電車で移動することとなった。その際、電車の中で

「先週の金曜日に救急車に運ばれちゃってさー」と

営業部の後輩に雑談を持ちかけた。


「正確に言うと自分で呼んだんだけどね」

「なんですか、どうしたんですか?」

「医者が言うには尿路結石だってよ」

「あ、それどこかできたことあります、ものすごく痛いらしいと」

「そーなんだよ、死んだほうがましと思ったくらい痛いんだよ、なんか

つかみどころのない痛さというか」

「へーそうなんですか、災難でしたねー」

「で、後日1泊2日で入院することになったんだけど、

入院費が70000円以上するところを、

無料で治療してくれることになったんだ。」


真田は消費者金融でお金を借りてまでギャンブルをおこなう、

別の意味での重症患者であったが、この治療費を無料にする方法を

医者から持ちかけられたのだ。

医者の説明によると、現在この病院の系列に大学病院が存在し、

そこの大学病院に医師見習いの研修生が多数在籍しているとのこと。

この研修生から手術を行えば治療費は請求されないことになるらしい。


この治療費が請求されないことは実にラッキーだが、

もうひとつ気になることは

手術同意書なるものに署名することが手術をする条件らしい。

これは治療費請求有無にかかわらず手術を行う際の必須事項であり、

治療がいかなる結果になろうとも訴訟はおこなわない旨の

同意書にサインする必要がある。

署名がないと手術はできないということか?

必要に迫られて手術するのに、署名がないと手術できないというのは理不尽

な気もした。

だが、この手術は治療費無料でおこなわれるのであまり文句は

いわないでおいた。


 入院といっても一泊二日なので、さしたる準備もせず、

ほぼ手ぶら状態で紹介された大学病院へ出向いた。

会社にも休暇届けをだしたところ2日の休暇はすんなり受理された。

これなら1週間くらい休みをとればよかったと若干後悔したが。


大学病院の受付に出向くと、話は事前にとおっていたので段取りは

スムーズにいき、さっそく手術室へ向かった。

そこには20代後半の医師見習いが5人ほど

手術の準備をしていた。
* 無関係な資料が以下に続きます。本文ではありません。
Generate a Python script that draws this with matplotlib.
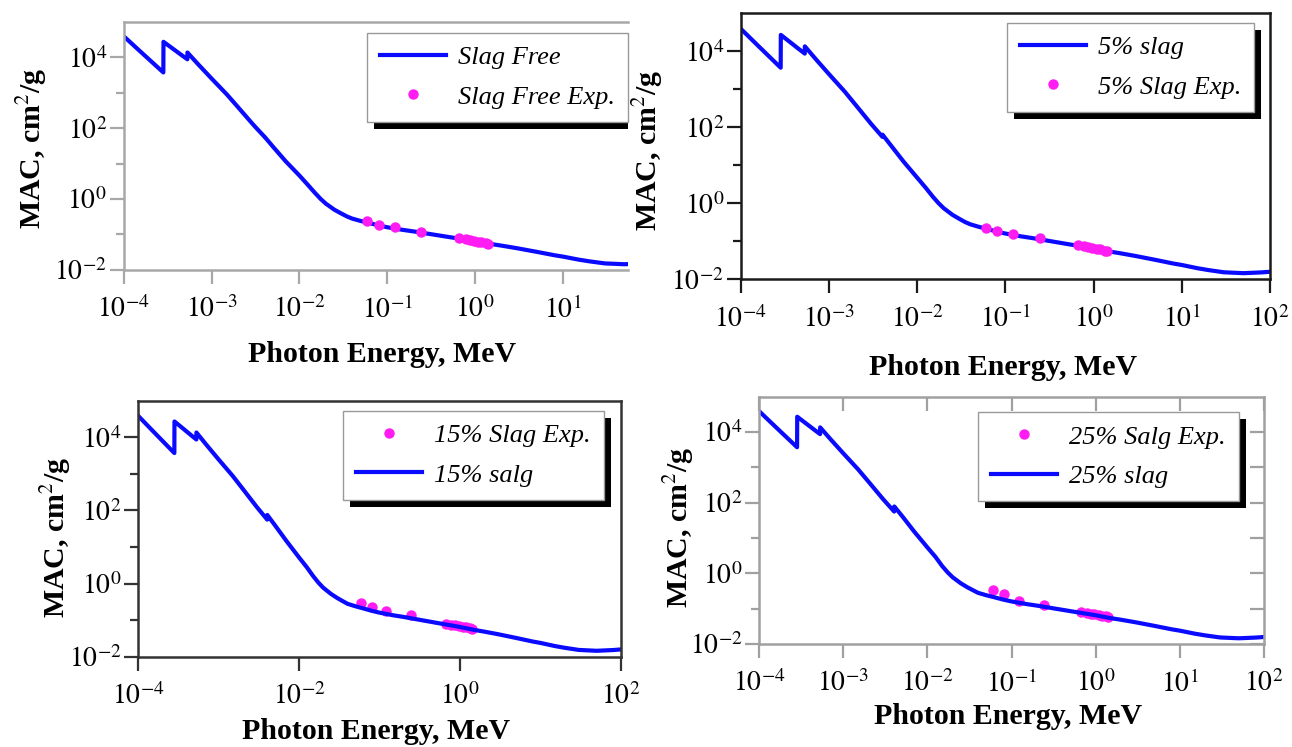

救急車で運ばれたときの医師の話では

彼らは研修生のようだ。

予め用意しておいた、サイン済みの手術同意書を渡すと

研修生から「ありがとうございます」

と謎のお礼をされた、なぜお礼をいわれなけらばならないのか

わからなかったが、ともかく、手術が開始された。

心電図、血圧計、その他よくわからない手術器具が配置された、

「あれ?なんか大げさな気がするけど」


そして、ベッドに横たわると、研修生が「では麻酔を点滴します」といい、

と注射針を腕にさした。

「え、麻酔するんですか?」

と質問したが、

「そりゃあ当然でしょ、手術だもの」

と答えられた。

あれ?尿路結石の手術って体の外側から衝撃波を当てるやつで、麻酔は

必要ないのでは、と考えていると、

徐々に意識が失われていった。


目を覚まし、手術は無事終了したようだが、気になるのは腹に手術の

痕跡が残っていることだ。

「メスで切開したので」

研修生は言うが、そもそもなぜメスで腹を開ける必要あるんだ?

尿路結石の治療ってそういうものか?

いろんな疑問が浮かんだものの、

まあいいかとあまり考えることはしなかった。


 手術が終わり約半年後、毎年恒例の健康診断の季節がきた。

うちの会社は毎年10月から12月の、3カ月の間に会社が指定する医療機関へ行き、

健康診断をおこなうことが義務化されている。

そして、35歳になると通常の健康診断に加え、

人間ドックの費用が会社からほぼ全額負担

になるようだ、人間ドックはまだ受けたことはなく、費用も会社持ちになるのは

お得感があったので、健康診断と一緒に受けることにした。


健康診断および人間ドックを受け、約1カ月後会社から結果通知が総務課から、

A4サイズの封筒が渡された。

健康診断の結果は4枚分の紙両面で書かれていて、ホチキスで止めされている。

これは毎年見るものであるが、

さらに今年は、

人間ドックの結果に関する結果が記述された紙が数枚と黄色の紙が同封されていた。

人間ドックの結果が同梱されているのはわかるが、この黄色紙はなんだろ?と

よく見ると、健康に関するさまざまな注意事項が仰々しく書かれていた。

塩分をとりすぎるなだの、

交通事故にあわないように、

だのいろいろ注意書きが記述されていた。


そして紙の裏面には、

腎臓がひとつだけの方へ

というタイトルの文章で、

腎臓の健康を保つための日常生活の送りかたついての

説明がこと細かく説明されていた。